The much-awaited decision on the ban placed on construction of high-rise buildings in the city has been announced. To the relief of stakeholders, the Supreme Court of Pakistan has allowed real estate builders to construction commercial and residential projects up to 26 storeys high. The court has specifically mentioned that the buildings should be constructed according to the bylaws specified by the Sindh Building Control Authority (SBCA).
The ban was imposed by the Supreme Court back in May 2017 in response to the water shortfall and worsening sanitation conditions in the city. Karachi is home to 15 million people and water supply to many parts of the city has long been terminated via the lines laid for the purpose. The fact also remains that the residents continue to pay for the water bills in addition to paying private companies to get their water tanks filled.
Under this ban, the builders were initially restricted to construct only ground plus two-storey high structures. Later, on accounts of a sheer drop in related activities that have 1.5 million people attached to the market, the apex court allowed construction of six storeys with approval of the SCBA.
Real estate builders in Karachi with active projects put to halt after the ban were the main affectees. Most of them had sold out all the units planned in their respective projects; their clients had started to ask for the money back for the units which didn’t seem to be ready for possession any time soon.
Coupled with an overall drop in the real estate investment volume throughout the country due to introduction of new property taxation system, the jolt was felt far and wide, with the segments as basic as labour engaged for construction of real estate projects being affected. Association of Builders and Developers was among the first few organisation to speak for the stakeholders. It shared startling facts on how deep the impact is when construction activity in the largest city of Pakistan gets banned.
The stance was well-presented and received by the apex court, which is now giving its okay to resume construction activities after a one and a half year of ban.

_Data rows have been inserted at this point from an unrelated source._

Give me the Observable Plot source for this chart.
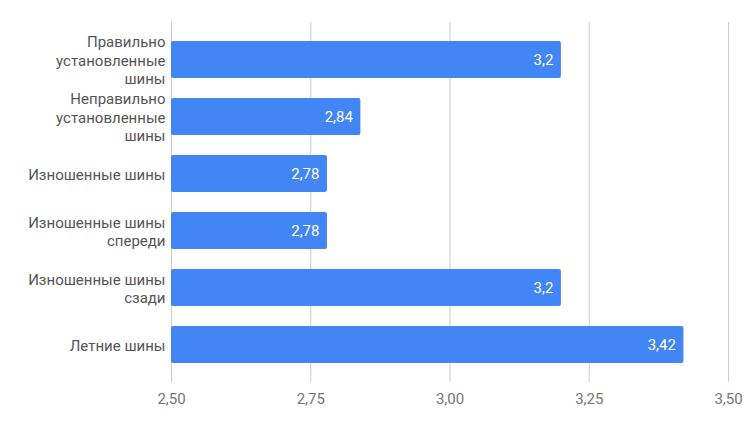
<!DOCTYPE html>
<html><head><meta charset="utf-8">
<script src="https://cdn.jsdelivr.net/npm/d3@7"></script>
<script src="https://cdn.jsdelivr.net/npm/@observablehq/plot@0.6"></script>
<style>body{margin:0;background:#fff;} svg{display:block;}</style>
</head><body><div id="chart"></div>
<script>
const categories = [
  "Правильно\nустановленные\nшины",
  "Неправильно\nустановленные\nшины",
  "Изношенные шины",
  "Изношенные шины\nспереди",
  "Изношенные шины\nсзади",
  "Летние шины"
];
const values = [3.2, 2.84, 2.78, 2.78, 3.2, 3.42];
const xTicks = [2.5, 2.75, 3.0, 3.25, 3.5];

const data = categories.map((c, i) => ({cat: c, v: values[i]}));
const fmt = v => String(v).replace(".", ",");

const chart = Plot.plot({
  width: 750, height: 431,
  marginLeft: 171, marginRight: 22, marginTop: 22, marginBottom: 49,
  style: {fontFamily: "Roboto, sans-serif", background: "#fff"},
  x: {domain: [2.5, 3.5], ticks: xTicks},
  y: {domain: categories, padding: 0.35, range: [21, 384]},
  marks: [
    Plot.ruleX(xTicks, {stroke: "#cccccc", strokeWidth: 1}),
    Plot.barX(data, {x1: 2.5, x2: "v", y: "cat", fill: "#4285f4", rx: 2}),
    Plot.text(data, {x: "v", y: "cat", text: d => fmt(d.v), fill: "white", textAnchor: "end", dx: -8, fontSize: 15}),
    Plot.axisX({ticks: xTicks, tickFormat: d => d.toFixed(2).replace(".", ","), tickSize: 0, tickPadding: 11, fontSize: 15, color: "#757575", label: null}),
    Plot.axisY({tickSize: 0, tickPadding: 6, fontSize: 15, lineHeight: 1.23, color: "#555555", label: null})
  ]
});
document.getElementById("chart").appendChild(chart);
</script></body></html>
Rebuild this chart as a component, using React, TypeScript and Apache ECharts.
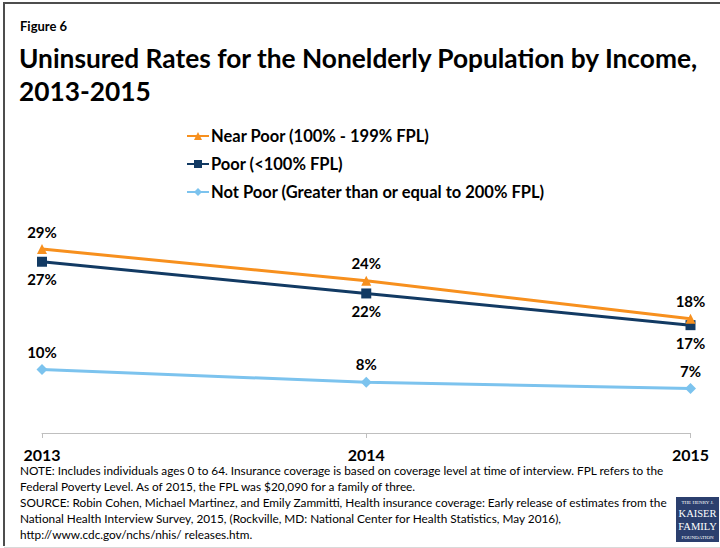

The most important part of the verdict is regarding the building bylaws of SBCA – the authority responsible for granting related approvals for construction. SBCA has been there to manage it all in the best interest of the city, and of course in accordance with its existing resource. Its role becomes even more critical now as water conservation has become a national agenda and people cannot be forced to pay for water to private companies when the same can be supplied via proper channels, if tried.
Furthermore, the existing sewerage system in Karachi needs to be updated on modern lines to keep the city from causing any more pollution; the city already struggles with disposing garbage collected on a daily basis.
The right approach
A collective approach with meticulous planning is needed to help Karachi serve its role as Pakistan’s business hub rather than leading to collapsing under its own weight. For this purpose, fair and transparent distribution of resources is as important as production of these resources. The writing on the wall is that intentions are not being judged against the words but on the outcomes of the actions taken.
Departments assigned the task to manage respective services in the city need to sit down, chalk out a plan keeping the city’s future needs in mind, take sincerest efforts to implement these, and help Karachi regain its true worth among the thriving metropolises across the globe.
We are also looking forward to seeing better management of resources and a compassionate approach applied by builders to feel and capitalise on the soul of Karachi, instead of looking at it as a potentially rewarding concrete jungle.